Posted to issues@mesos.apache.org by "Michael Park (JIRA)" <ji...@apache.org> on 2015/04/18 06:59:00 UTC

[jira] [Comment Edited] (MESOS-2629) Update style guide to disallow capture by reference of temporaries

    [ https://issues.apache.org/jira/browse/MESOS-2629?page=com.atlassian.jira.plugin.system.issuetabpanels:comment-tabpanel&focusedCommentId=14501097#comment-14501097 ] 

Michael Park edited comment on MESOS-2629 at 4/18/15 4:58 AM:
--------------------------------------------------------------

As suggested in [r33271|https://reviews.apache.org/r/33271], I'll try capture the full context and explanation regarding this topic.

h3. Brief History

Function parameters and local variables are similar in many ways e.g. both allocated on the stack, have the scope, a function argument is analogous to a variable initializer. The old K&R C syntax screams at the similarities as well:

{code}
void F(x) int x; { int y; }
{code}

Binding a temporary object to a const-ref *function parameter* makes sense since the temporary is guaranteed to stay alive until the function is fully evaluated. e.g. In the expression: {{F(create_temporary());}}, the result of {{create_temporary()}} is guaranteed to stay alive until the {{F}} is fully evaluated.

The feature to allow local variables to bind to a temporary was originally introduced to keep consistent with the above behavior since local variables are very similar to function parameters.

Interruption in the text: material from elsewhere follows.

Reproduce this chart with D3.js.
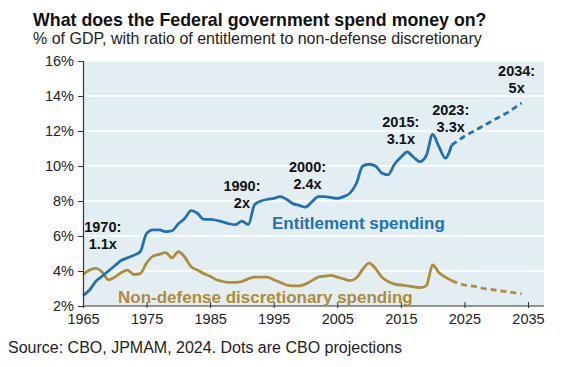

h3. Basic Rule for Lifetime of a Temporary Object

The basic rule for the lifetime of a temporary object is that it is destroyed at the end of the full expression involving the temporary object. I'll go into more depth in this post, but no one should have to remember further than this basic rule.

h3. Standardese

Let's get to the nitty gritty. The following is quoted from [N4296|http://www.open-std.org/jtc1/sc22/wg21/docs/papers/2014/n4296.pdf].

{quote}
4 There are two contexts in which temporaries are destroyed at a different point than the end of the full-expression.
The first context is when a default constructor is called to initialize an element of an array. If the constructor has one or more default arguments, the destruction of every temporary created in a default argument is sequenced before the construction of the next array element, if any.
{quote}

This one's not all that interesting, let's skip it.

{quote}
5 The second context is when a reference is bound to a temporary.116 The temporary to which the reference is bound or the temporary that is the complete object of a subobject to which the reference is bound persists for the lifetime of the reference except:
    (5.1) — A temporary object bound to a reference parameter in a function call (5.2.2) persists until the completion of the full-expression containing the call.
    (5.2) — The lifetime of a temporary bound to the returned value in a function return statement (6.6.3) is not extended; the temporary is destroyed at the end of the full-expression in the return statement.
    (5.3) — A temporary bound to a reference in a new-initializer (5.3.4) persists until the completion of the full-expression containing the new-initializer. [Example:
{code}
        struct S { int mi; const std::pair<int,int>& mp; };
        S a { 1, {2,3} };
        S* p = new S{ 1, {2,3} }; // Creates dangling reference
{code}
    — end example ] [ Note: This may introduce a dangling reference, and implementations are encouraged to issue a warning in such a case. — end note ]
{quote}

So (5) tells us that when a reference is bound to a temporary, in general, the temporary's lifetime is extended to the reference's lifetime except the 3 special cases listed as (5.1), (5.2) and (5.3). (5.1) allows temporaries to stick around for the full expression if it's bound to a reference parameter in a function call, which simply brings us back to the *Basic Rule* above. (5.2) says you can't return a temporary and bind it to a reference return type. i.e. we can't write code like the following and expect the temporary's lifetime to be extended.
{code} const Obj& createObj() { return Obj(); } {code}
(5.3): Well, there's an example for it. Basically, we can't extend the lifetime of a temporary bound to a reference in the heap.

h3. Pitfall

The major issue is that after looking at the code that (5) enables us to write:

{code}
const std::string& name = std::string("mpark");
{code}

*It misleads us to think that we can bind temporaries to a const-ref variable, then proceed to pass the const-ref variable around and it will keep the temporary alive*. This is the source of all the crazy. Here's probably the simplest example that breaks the above valid code.

{code}
const std::string& identity(const std::string& s) { return s; }
const std::string& name = identity(std::string("mpark"));
{code}

{{identity}} is a function that simply takes a string and returns it. Logically the code is no different, but {{name}} is now invalid. Why? Remember (5.2) which brings us back to the *Basic Rule*? {{std::string("mpark")}} is bound to a reference parameter of {{identity}}!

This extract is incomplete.